Cultura Pop
Mouth Almighty: quando uma gravadora grande lançou um selo de discos de poesia
O segmento de LPs de spoken word já foi visto das mais diversas formas pelo mercado. Já foi uma chance enorme para humoristas de stand up, escritores, poetas e até políticos (e pastores!) lançarem discos em que liam textos, expunham ideias e faziam o povo rir. Já teve casos em que alguns desses álbuns foram bem vendidos e viraram clássicos. Até mesmo aqui no Brasil, onde várias casas tinham os LPs repletos de palavrões de gente como Juca Chaves e Costinha, e onde gravadoras como a Som Livre e a Philips lançavam antologias poéticas gravadas em disco.
Lá fora, o hábito de lançar discos falados chegou até mesmo à poesia e à discurseira punk – com álbuns de Henry Rollins e Jello Biafra saindo dessa forma. Também eram comuns, desde os anos 1960, que textos de poetas jovens e contraculturais saíssem em LP. E em 3 de fevereiro de 1996, a Billboard anunciava um passo bem corajoso dado pela grandalhona Mercury: em plena era do CD, a gravadora lançava um selo dedicado a discos falados e a CDs de poesia. Era o Mouth Almight Records, que iria estrear no dia 5 de março com a trilha da série The United States of poetry, dirigida por Mark Pellington, e que viajava pelos EUA mostrando novos e antigos poetas americanos – Allen Ginsberg, Leonard Cohen e Lou Reed entre eles.

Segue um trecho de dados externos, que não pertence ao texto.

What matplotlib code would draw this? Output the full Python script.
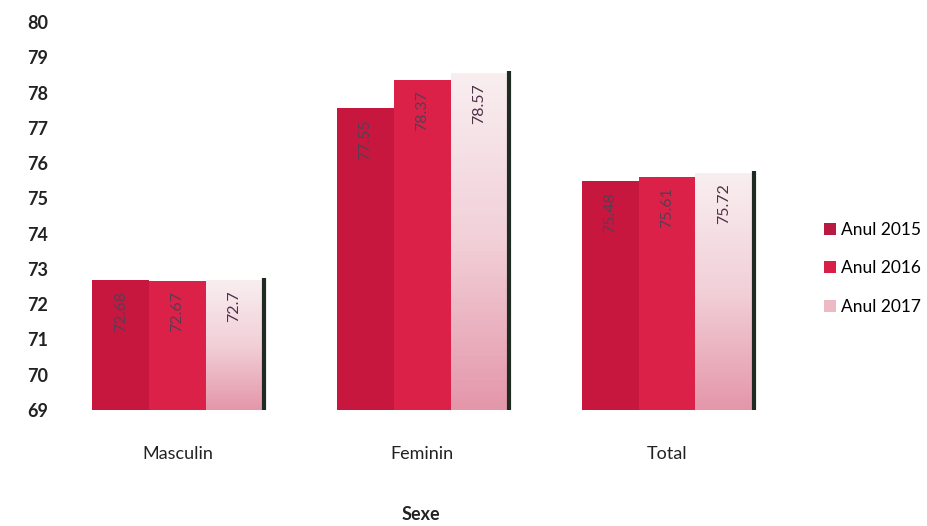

O Mouth era uma criação de Bill Adler, produtor, jornalista e radialista que vinha de trabalhos no universo do hip hop, e dos poetas Joe Coffman, Sekou Sundiata e Bob Holman. Essa turma havia lançado antes outro selo de menor porte, o NuYo, subsidiado pela Imago Records. Dessa vez, com a Mercury na jogada, a ideia era que o selo lançasse oito discos por ano em dois anos e meio, e tivesse uma distribuição mais potente.
O selo não acreditava estar fazendo nada de muito diferente da Def Jam, que ajudou a lançar vários nomes do rap, e que por sinal já tinha dado emprego a Adler como diretor de publicidade. Uma outra reportagem da Billboard em agosto de 1996 colocava o Mouth Almighty na onda dos audiobooks – sim, já se falava disso naquela época, e o conglomerado Time Warner tinha um selo só disso. O Mouth também divulgava na matéria o plano de lançar uma versão de The ballad of the skeletons, de Allen Ginsberg, lida pelo próprio poeta, com participações.
Esse disco saiu (tem até no Spotify!) e teve contribuições de Paul McCartney e Phillip Glass. Allen também lançou The lion for real, em 1997, e ainda saíram discos de vários nomes importantes, como Timothy Leary (o inacreditável Beyond life with Timothy Leary, um disco de música eletrônica e psicodelia com participações de Ginsberg e Al Jourgensen, do Minstry) e The Last Poets, grupo de poetas afro-americanos ativo desde 1968 (Time has come, de 1997, um disco de leitura de poesia na batuta do hip hop e do jazz). Saiu também uma compilação de textos de William S. Burroughs feita pelo Giorno Poetry Systems.
O Mouth Almighty durou apenas cinco anos e não resistiu às mudanças no mercado da música, e ao encolhimento das gravadoras. Na época, gerou até uma editora, a Mouth Almighty Books, que também não durou muito.